Both of these groups were recruited via identical methodology: The principal investigator (PI) asked instructors of introductory courses if they could attend a class to collect data from their students; if approved, then the PI or an IRB-approved representative visited the class to administer the survey. All students who attended were invited to participate via a standardized recruitment script and received course credit for the activity by turning in a separate credit sheet. Course instructors were not present, and all students who submitted credit sheets received credit for the activity, regardless of whether they completed the survey. These steps were taken to avoid pressuring students to participate. Those who had participated in Elemental were asked via the standardized recruitment script to read the survey for content and to return it blank.
Response rates to longitudinal control data collection efforts were poor (between 10 percent and 20 percent). For program analysis purposes, this prompted us to rely on comparisons of program participants to control group data taken from the in-class control samples (i.e., at the beginning of the semester and at six months) alone for most analyses. Except in instances where questions are program-specific, items on the control-group survey are identical to those used in the instruments administered to the program group.
The proportion of the program group that is non-Hispanic white (80 percent) is similar to the proportion of those in the control group (83 percent) and for campus overall (81 percent). Similarly, the average class standing and age of those in the program group are similar to those in the control group (i.e., between freshman and sophomore year, and 19 years old). However, as would be expected given the targeting of the program and the introductory nature of the control-group classes, the average class standing and age of those groups are lower than that of undergraduate students on campus overall (i.e., between sophomore and junior year, and about 21 years old). In short, the program and control samples mirror each other in important ways, as well as reflect the make-up of students early in their college careers.
Variables
Program
A binary variable measuring program participation (1 = program participant, 0 = control group) is included in models measuring the effects of program participation.
SAPS index
The pretest, posttest, six-week follow-up, six-month follow-up (starting in Spring 2014), and control surveys ask participants attitudinal questions about sexual assault, sexual consent, personal confidence, contextual awareness, boundary setting, and other measures that are commonly related to the pedagogical goals of both primary prevention and risk reduction programs, and are hypothesized to be related to assault risk (see the appendix). Students responded to each statement by indicating their level of agreement or disagreement (1 = strongly disagree, 7 = strongly agree) with the statement. In previous work, we used exploratory factor analyses to determine if subfactors that could be created from these measures would be independently useful for predicting later assault, but concluded that none of the subfactors could predict actual assault or assault-related outcomes by themselves with any consistency; instead, a single scale, called the SAPS index, comprised of 25 of these items, was a significant predictor of assault outcomes (Menning and Holtzman in press). Here we use an extended 41-item version of the SAPS scale because the inclusion of the additional items has been shown to increase internal validity (Menning and Holtzman in press).

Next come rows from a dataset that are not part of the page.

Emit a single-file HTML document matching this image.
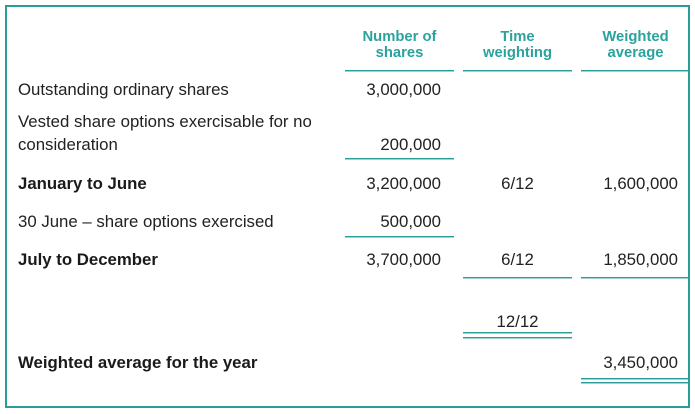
<!DOCTYPE html>
<html>
<head>
<meta charset="utf-8">
<style>
  html, body { margin:0; padding:0; }
  body { width:695px; height:414px; background:#fff; position:relative; overflow:hidden;
         font-family:"Liberation Sans", Arial, sans-serif; color:#222; }
  .box { position:absolute; left:5px; top:5px; width:681px; height:399px; border:2px solid #2a9d98; }
  .t { position:absolute; font-size:16.8px; line-height:20px; white-space:nowrap; }
  .b { font-weight:bold; color:#1a1a1a; }
  .r1 { right:254px; text-align:right; }
  .r3 { right:17px; text-align:right; }
  .c2 { left:463px; width:109px; text-align:center; }
  .h { position:absolute; font-size:14.8px; line-height:16px; font-weight:bold; color:#2aa39c; text-align:center; }
  .ln { position:absolute; height:1px; background:#2a9d98; box-shadow:0 1px 0 rgba(42,157,152,0.45); }
</style>
</head>
<body>
<div class="box"></div>

<div class="h" style="left:345px;width:109px;top:29px;">Number of<br>shares</div>
<div class="h" style="left:463px;width:109px;top:29px;">Time<br>weighting</div>
<div class="h" style="left:581px;width:109px;top:29px;">Weighted<br>average</div>

<div class="ln" style="left:345px;width:109px;top:70px;"></div>
<div class="ln" style="left:463px;width:109px;top:70px;"></div>
<div class="ln" style="left:581px;width:108px;top:70px;"></div>

<div class="t" style="left:18px;top:80px;">Outstanding ordinary shares</div>
<div class="t r1" style="top:80px;">3,000,000</div>

<div class="t" style="left:18px;top:112px;">Vested share options exercisable for no</div>
<div class="t" style="left:18px;top:135px;">consideration</div>
<div class="t r1" style="top:135px;">200,000</div>
<div class="ln" style="left:345px;width:109px;top:158px;"></div>

<div class="t b" style="left:18px;top:174px;">January to June</div>
<div class="t r1" style="top:174px;">3,200,000</div>
<div class="t c2" style="top:174px;">6/12</div>
<div class="t r3" style="top:174px;">1,600,000</div>

<div class="t" style="left:18px;top:212px;">30 June – share options exercised</div>
<div class="t r1" style="top:212px;">500,000</div>
<div class="ln" style="left:345px;width:109px;top:236px;"></div>

<div class="t b" style="left:18px;top:250px;">July to December</div>
<div class="t r1" style="top:250px;">3,700,000</div>
<div class="t c2" style="top:250px;">6/12</div>
<div class="t r3" style="top:250px;">1,850,000</div>
<div class="ln" style="left:463px;width:109px;top:277px;"></div>
<div class="ln" style="left:581px;width:108px;top:277px;"></div>

<div class="t c2" style="top:312px;">12/12</div>
<div class="ln" style="left:463px;width:109px;top:332px;"></div>
<div class="ln" style="left:463px;width:109px;top:337px;"></div>

<div class="t b" style="left:18px;top:353px;">Weighted average for the year</div>
<div class="t r3" style="top:353px;">3,450,000</div>
<div class="ln" style="left:581px;width:108px;top:378px;"></div>
<div class="ln" style="left:581px;width:108px;top:382px;"></div>
</body>
</html>
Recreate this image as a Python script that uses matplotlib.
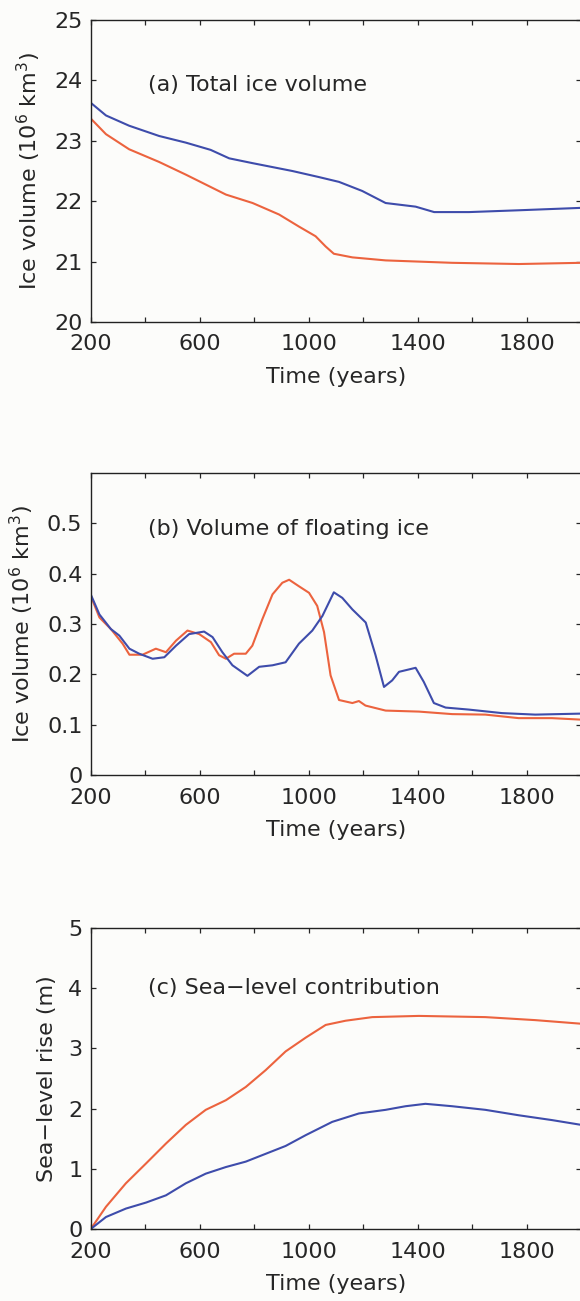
import numpy as np
import matplotlib
matplotlib.use("Agg")
import matplotlib.pyplot as plt

# ---- data (years, values) ----
# (a) total ice volume, 10^6 km^3
vol_blue_t = [200, 256, 341, 451, 549, 640, 708, 794, 940, 1037, 1111, 1196, 1282,
              1392, 1460, 1588, 1771, 2000]
vol_blue = [23.63, 23.42, 23.25, 23.08, 22.97, 22.85, 22.71, 22.63, 22.50, 22.40,
            22.32, 22.17, 21.97, 21.91, 21.82, 21.82, 21.85, 21.89]
vol_red_t = [200, 256, 341, 451, 549, 696, 794, 891, 964, 1025, 1062, 1092, 1160,
             1282, 1526, 1771, 2000]
vol_red = [23.37, 23.11, 22.86, 22.65, 22.44, 22.11, 21.97, 21.78, 21.58, 21.42,
           21.25, 21.13, 21.07, 21.02, 20.98, 20.96, 20.98]

# (b) floating ice volume, 10^6 km^3
flt_blue_t = [200, 232, 274, 305, 342, 378, 427, 470, 513, 561, 616, 647, 683, 720,
              775, 818, 867, 915, 964, 1013, 1050, 1092, 1123, 1160, 1209, 1245,
              1276, 1306, 1331, 1392, 1422, 1459, 1502, 1587, 1709, 1831, 2000]
flt_blue = [0.359, 0.319, 0.290, 0.277, 0.251, 0.241, 0.231, 0.234, 0.257, 0.280,
            0.285, 0.274, 0.244, 0.218, 0.197, 0.215, 0.218, 0.224, 0.261, 0.287,
            0.316, 0.363, 0.352, 0.329, 0.303, 0.238, 0.175, 0.188, 0.205, 0.213,
            0.185, 0.143, 0.134, 0.130, 0.123, 0.120, 0.122]
flt_red_t = [200, 232, 274, 317, 342, 390, 439, 476, 513, 555, 598, 641, 671, 696,
             726, 769, 793, 830, 867, 903, 928, 964, 1001, 1031, 1056, 1080, 1111,
             1160, 1184, 1208, 1282, 1404, 1526, 1648, 1770, 1892, 2000]
flt_red = [0.356, 0.313, 0.290, 0.261, 0.239, 0.239, 0.251, 0.244, 0.267, 0.287,
           0.280, 0.264, 0.238, 0.231, 0.241, 0.241, 0.257, 0.310, 0.359, 0.382,
           0.388, 0.375, 0.362, 0.336, 0.284, 0.198, 0.149, 0.143, 0.147, 0.138,
           0.128, 0.126, 0.121, 0.120, 0.113, 0.113, 0.110]

# (c) sea-level contribution, m
sl_t = [200, 256, 329, 403, 476, 549, 622, 696, 769, 842, 915, 989, 1062, 1135,
        1233, 1404, 1648, 1831, 2000]
sl_red = [0.0, 0.37, 0.76, 1.09, 1.42, 1.73, 1.98, 2.14, 2.36, 2.64, 2.95, 3.18,
          3.39, 3.46, 3.52, 3.54, 3.52, 3.47, 3.41]
sl_blue_t = [200, 256, 329, 403, 476, 549, 622, 696, 769, 842, 915, 989, 1086, 1184,
             1282, 1355, 1428, 1526, 1648, 1770, 1892, 2000]
sl_blue = [0.0, 0.20, 0.34, 0.44, 0.56, 0.76, 0.92, 1.03, 1.12, 1.25, 1.38, 1.56,
           1.78, 1.92, 1.98, 2.04, 2.08, 2.04, 1.98, 1.89, 1.81, 1.73]

x_ticks = list(range(200, 2001, 200))
x_ticklabels = ["200", "", "600", "", "1000", "", "1400", "", "1800", ""]

panels = [
    dict(series=[(vol_red_t, vol_red), (vol_blue_t, vol_blue)],
         ylim=(20, 25), yticks=[20, 21, 22, 23, 24, 25],
         yticklabels=["20", "21", "22", "23", "24", "25"],
         ylabel="Ice volume (10$^6$ km$^3$)",
         title="(a) Total ice volume", title_y=23.93,
         rect=[0.1564, 0.7525, 0.8459, 0.2321]),
    dict(series=[(flt_red_t, flt_red), (flt_blue_t, flt_blue)],
         ylim=(0, 0.6), yticks=[0, 0.1, 0.2, 0.3, 0.4, 0.5],
         yticklabels=["0", "0.1", "0.2", "0.3", "0.4", "0.5"],
         ylabel="Ice volume (10$^6$ km$^3$)",
         title="(b) Volume of floating ice", title_y=0.488,
         rect=[0.1564, 0.4043, 0.8459, 0.2321]),
    dict(series=[(sl_t, sl_red), (sl_blue_t, sl_blue)],
         ylim=(0, 5), yticks=[0, 1, 2, 3, 4, 5],
         yticklabels=["0", "1", "2", "3", "4", "5"],
         ylabel="Sea\u2212level rise (m)",
         title="(c) Sea\u2212level contribution", title_y=4.0,
         rect=[0.1564, 0.0553, 0.8459, 0.2314]),
]

colors = ["#ec633e", "#3e4cab"]
text_color = "#262626"
plt.rcParams["font.family"] = ["DejaVu Sans"]
plt.rcParams["mathtext.fontset"] = "dejavusans"
fsize = 16

fig = plt.figure(figsize=(5.80, 13.01), dpi=100)
fig.patch.set_facecolor("#fcfcfa")

for p in panels:
    ax = fig.add_axes(p["rect"])
    ax.set_facecolor("#fcfcfa")
    for (t, v), c in zip(p["series"], colors):
        ax.plot(t, v, color=c, lw=1.5)
    ax.set_xlim(200, 2000)
    ax.set_ylim(*p["ylim"])
    ax.set_xticks(x_ticks)
    ax.set_xticklabels(x_ticklabels)
    ax.set_yticks(p["yticks"])
    ax.set_yticklabels(p["yticklabels"])
    ax.tick_params(direction="in", length=3.6, width=0.9, top=True, right=True,
                   labelsize=fsize, colors=text_color, pad=9)
    ax.tick_params(axis="y", pad=6)
    for s in ax.spines.values():
        s.set_linewidth(1.0)
        s.set_color("#222222")
    ax.set_xlabel("Time (years)", fontsize=fsize, color=text_color, labelpad=9)
    ax.set_ylabel(p["ylabel"], fontsize=fsize, color=text_color, labelpad=8)
    ax.text(409, p["title_y"], p["title"], fontsize=fsize, color=text_color,
            ha="left", va="center")

fig.savefig("out.png", dpi=100, facecolor=fig.get_facecolor())
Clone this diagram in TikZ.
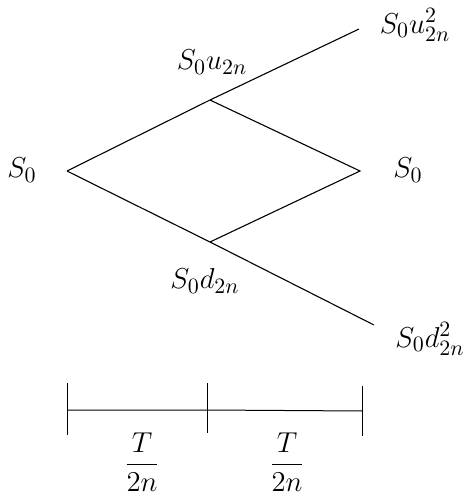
\documentclass[tikz,border=0pt]{standalone}
\usepackage{amsmath}
\usepackage{tikz}
\usetikzlibrary{positioning}
\begin{document}
\begin{tikzpicture}[x=0.5pt,y=-0.5pt,
    lbl/.style={font=\fontsize{15.5}{18}\selectfont, inner sep=0pt},
    branch/.style={line width=0.55pt},
    tick/.style={line width=0.5pt}
]
    \useasboundingbox (0,0) rectangle (465,495);

    % Tree points
    \coordinate (s0) at (67,171);
    \coordinate (u1) at (210,100);
    \coordinate (d1) at (210,242);
    \coordinate (uu) at (359,29);
    \coordinate (ud) at (360,171);
    \coordinate (dd) at (374,325);

    % Branches
    \draw[branch] (s0) -- (u1) -- (uu);
    \draw[branch] (s0) -- (d1) -- (dd);
    \draw[branch] (u1) -- (ud) -- (d1);

    % Prices
    \node[lbl] (ls0) at (22,170) {$S_0$};
    \node[lbl] (lu1) at (212,62) {$S_0u_{2n}$};
    \node[lbl] (luu) at (415,25) {$S_0u_{2n}^2$};
    \node[lbl] (lud) at (408,170) {$S_0$};
    \node[lbl] (ld1) at (205,281) {$S_0d_{2n}$};
    \node[lbl] (ldd) at (430,339) {$S_0d_{2n}^2$};

    % Time axis
    \coordinate (t0) at (68,410);
    \coordinate (t1) at (208,410);
    \coordinate (t2) at (363,411);
    \draw[tick] (t0) -- (t1) -- (t2);
    \draw[tick] (68,383) -- (68,435);
    \draw[tick] (208,383) -- (208,433);
    \draw[tick] (363,386) -- (363,436);

    \node[lbl] (dt1) at (142,462) {$\dfrac{T}{2n}$};
    \node[lbl] (dt2) at (287,462) {$\dfrac{T}{2n}$};
\end{tikzpicture}
\end{document}
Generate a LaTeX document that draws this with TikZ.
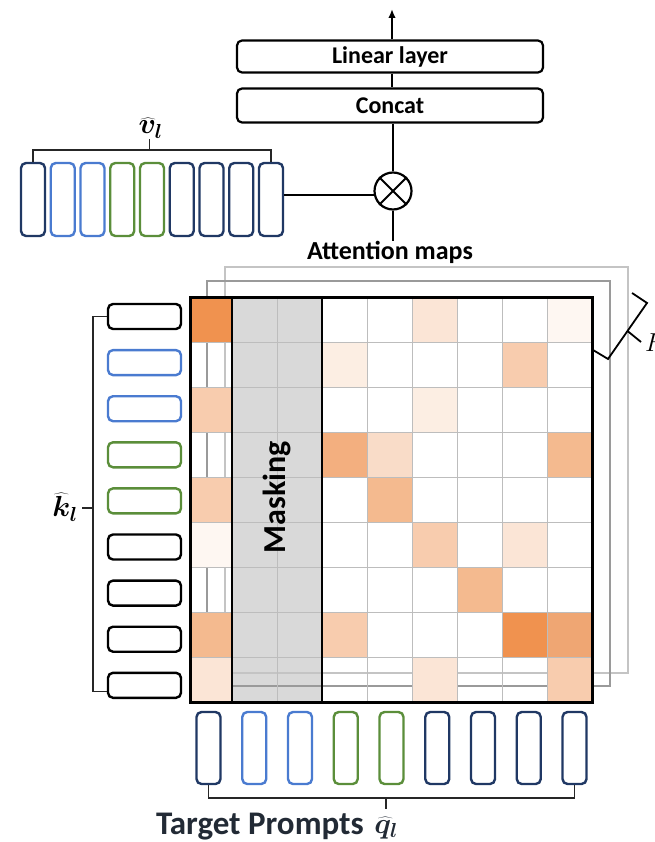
\RequirePackage{fix-cm}
\documentclass[tikz,border=0pt]{standalone}
\usepackage{fontspec}
\usepackage{bm}
\newfontfamily\labfont{Carlito}
\usetikzlibrary{calc,arrows.meta}

\definecolor{navy}{HTML}{203864}
\definecolor{tokblue}{HTML}{4A7BD0}
\definecolor{tokgreen}{HTML}{5B8E3A}
\definecolor{maskgray}{HTML}{D9D9D9}
\definecolor{gridgray}{HTML}{BDBDBD}
\definecolor{headA}{HTML}{9A9A9A}
\definecolor{headB}{HTML}{C4C4C4}
\definecolor{txtdark}{HTML}{222A35}
% attention weights, strongest to weakest
\definecolor{cA}{HTML}{F0924F}
\definecolor{cB}{HTML}{EFA673}
\definecolor{cC}{HTML}{F3AF7F}
\definecolor{cD}{HTML}{F4BA8F}
\definecolor{cE}{HTML}{F8CCAE}
\definecolor{cF}{HTML}{F9DCC8}
\definecolor{cG}{HTML}{FBE5D6}
\definecolor{cH}{HTML}{FCEEE3}
\definecolor{cI}{HTML}{FEF7F2}

\tikzset{
  tokv/.style={draw, rounded corners=5pt, line width=2.4pt, minimum width=24pt,
    minimum height=73pt, inner sep=0pt, fill=white},
  tokk/.style={draw, rounded corners=5pt, line width=2.4pt, minimum width=73pt,
    minimum height=25pt, inner sep=0pt, fill=white},
  layerbox/.style={draw, line width=2.2pt, rounded corners=5pt, minimum width=306pt,
    minimum height=32pt, fill=white, inner sep=0pt,
    font=\labfont\bfseries\fontsize{24}{24}\selectfont},
  brk/.style={line width=1.5pt, black!85},
  link/.style={line width=2pt},
  gridline/.style={gridgray, line width=0.9pt},
  mathlab/.style={inner sep=0pt, font=\fontsize{29}{29}\selectfont},
}

\begin{document}
\begin{tikzpicture}[x=1pt,y=-1pt]
\useasboundingbox (0,0) rectangle (654,842);

% ---- output stack ----
\node[layerbox] (lin) at (390,56.5) {Linear layer};
\node[layerbox, minimum height=34pt] (cat) at (390,105.5) {Concat};
\coordinate (out) at (392,9);
\draw[link,-{Latex[length=9pt,width=7.5pt]}] (lin.north -| out) -- (out);
\draw[link] (lin.south -| out) -- (cat.north -| out);

\node[draw, circle, line width=2.2pt, minimum size=37pt, inner sep=0pt] (mul) at (393,191) {};
\draw[line width=2pt] (mul.45) -- (mul.225) (mul.135) -- (mul.315);
\draw[link] (cat.south -| mul) -- (mul.north);

\node[anchor=base, inner sep=0pt, font=\labfont\bfseries\fontsize{26}{26}\selectfont] (attn) at (390,259) {Attention maps};
\draw[link] (mul.south) -- (attn.north -| mul);

% ---- value tokens ----
\foreach \i/\c in {1/navy,2/tokblue,3/tokblue,4/tokgreen,5/tokgreen,6/navy,7/navy,8/navy,9/navy}
  \node[tokv, draw=\c] (v\i) at ({33+29.75*(\i-1)},199.5) {};
\draw[brk] (v1.north) -- ++(0,-12) coordinate (vb1) -| (v9.north);
\coordinate (vmid) at ($(vb1)!0.49!(vb1 -| v9.north)$);
\draw[brk] (vmid) -- ++(0,-11) coordinate (vtick);
\node[mathlab, anchor=base] (vlab) at ($(vtick)+(1,-5)$) {$\widehat{\bm{v}}_{\bm{l}}$};
\draw[link] (v9.east |- mul.192) -- (mul.192);

% ---- attention maps of the other heads ----
\fill[maskgray] (232,297) rectangle (322,702);
\draw[headB, line width=2.6pt] (225,267) rectangle (628,673);
\draw[headA, line width=2.6pt] (207,281) rectangle (610,686);

% ---- weights of the front map ----
\foreach \r/\c/\col in {1/1/cA,1/6/cG,1/9/cI,
    2/4/cH,2/8/cE,
    3/1/cE,3/6/cH,
    4/4/cC,4/5/cF,4/9/cD,
    5/1/cE,5/5/cD,
    6/1/cI,6/6/cE,6/8/cG,
    7/7/cD,
    8/1/cD,8/4/cE,8/8/cA,8/9/cB,
    9/1/cG,9/6/cG,9/9/cE}{
  \pgfmathsetmacro\xl{max(190,187+45*(\c-1))}
  \pgfmathsetmacro\xr{187+45*\c}
  \fill[\col] (\xl,{297+45*(\r-1)}) rectangle (\xr,{297+45*\r});
}
\foreach \j in {1,...,8} \draw[gridline] ({187+45*\j},297) -- ++(0,405);
\foreach \j in {1,...,8} \draw[gridline] (190,{297+45*\j}) -- ++(402,0);
\draw[line width=2.5pt] (232,297) rectangle (322,702);
\draw[line width=3pt] (190,297) rectangle (592,702);
\node[rotate=90, inner sep=0pt, font=\labfont\bfseries\fontsize{32}{32}\selectfont] (mask) at (277,497) {Masking};

% number of heads
\draw[line width=1.8pt] (593,350) -- (608,359) -- (647,303) -- (632,293);
\draw[line width=1.8pt] (627.5,331) -- (641,342);
\node[mathlab, anchor=west, font=\fontsize{26}{26}\selectfont] (hlab) at (645,343) {$H$};

% ---- key tokens ----
\foreach \i/\c in {1/black,2/tokblue,3/tokblue,4/tokgreen,5/tokgreen,6/black,7/black,8/black,9/black}
  \node[tokk, draw=\c] (k\i) at (144.5,{316.5+46.1*(\i-1)}) {};
\draw[brk] (k1.west) -- ++(-14,0) coordinate (kt) |- ([yshift=-6pt]k9.west);
\coordinate (kmid) at ($(kt)!0.5!(kt |- k9.south)$);
\draw[brk] (kmid) -- ++(-11,0) coordinate (ktick);
\node[mathlab, anchor=base east] (klab) at ($(ktick)+(-4,9)$) {$\widehat{\bm{k}}_{\bm{l}}$};

% ---- query tokens ----
\foreach \i/\c in {1/navy,2/tokblue,3/tokblue,4/tokgreen,5/tokgreen,6/navy,7/navy,8/navy,9/navy}
  \node[tokv, draw=\c, minimum height=72pt] (q\i) at ({208.5+45.75*(\i-1)},748) {};
\draw[brk] (q1.south) -- ++(0,13) coordinate (qb1) -| (q9.south);
\coordinate (qmid) at ($(qb1)!0.485!(qb1 -| q9.south)$);
\draw[brk] (qmid) -- ++(0,11) coordinate (qtick);
\node[mathlab, anchor=base, text=txtdark] (qlab) at (qtick |- 0,833) {$\widehat{\bm{q}}_{\bm{l}}$};
\node[anchor=base east, inner sep=0pt, text=txtdark, font=\labfont\bfseries\fontsize{33}{33}\selectfont] (tp) at (364,834) {Target Prompts};
\end{tikzpicture}
\end{document}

The scale is constructed by standardizing each of the 41 items to have a mean of 0 and a standard deviation of 1, multiplying these standardized observations by a regression coefficient derived from a factor analysis with a single factor, and summing those results. The resulting sums are then standardized into an index, with a standard deviation of 10. The index is then set to have a mean of 100 for the nonprogram group. This allows us to track changes in the program group relative to their peers in the nonprogram group in a way that is easily interpretable at pretest, posttest, six weeks postprogram, and six months postprogram. Higher scores indicate greater preparation to address situations that may lead to sexual assault; internal consistency for the scale is excellent (Cronbach’s α = .95). Supplementary regression analyses (not shown here, available upon request) indicate several significant predictors of scale scores. For example, males score 8 points higher, heterosexuals score 3 point higher, whites score 2.5 points lower, and those who have experienced a previous sexual assault score 3 points lower on the index, controlling for other influences.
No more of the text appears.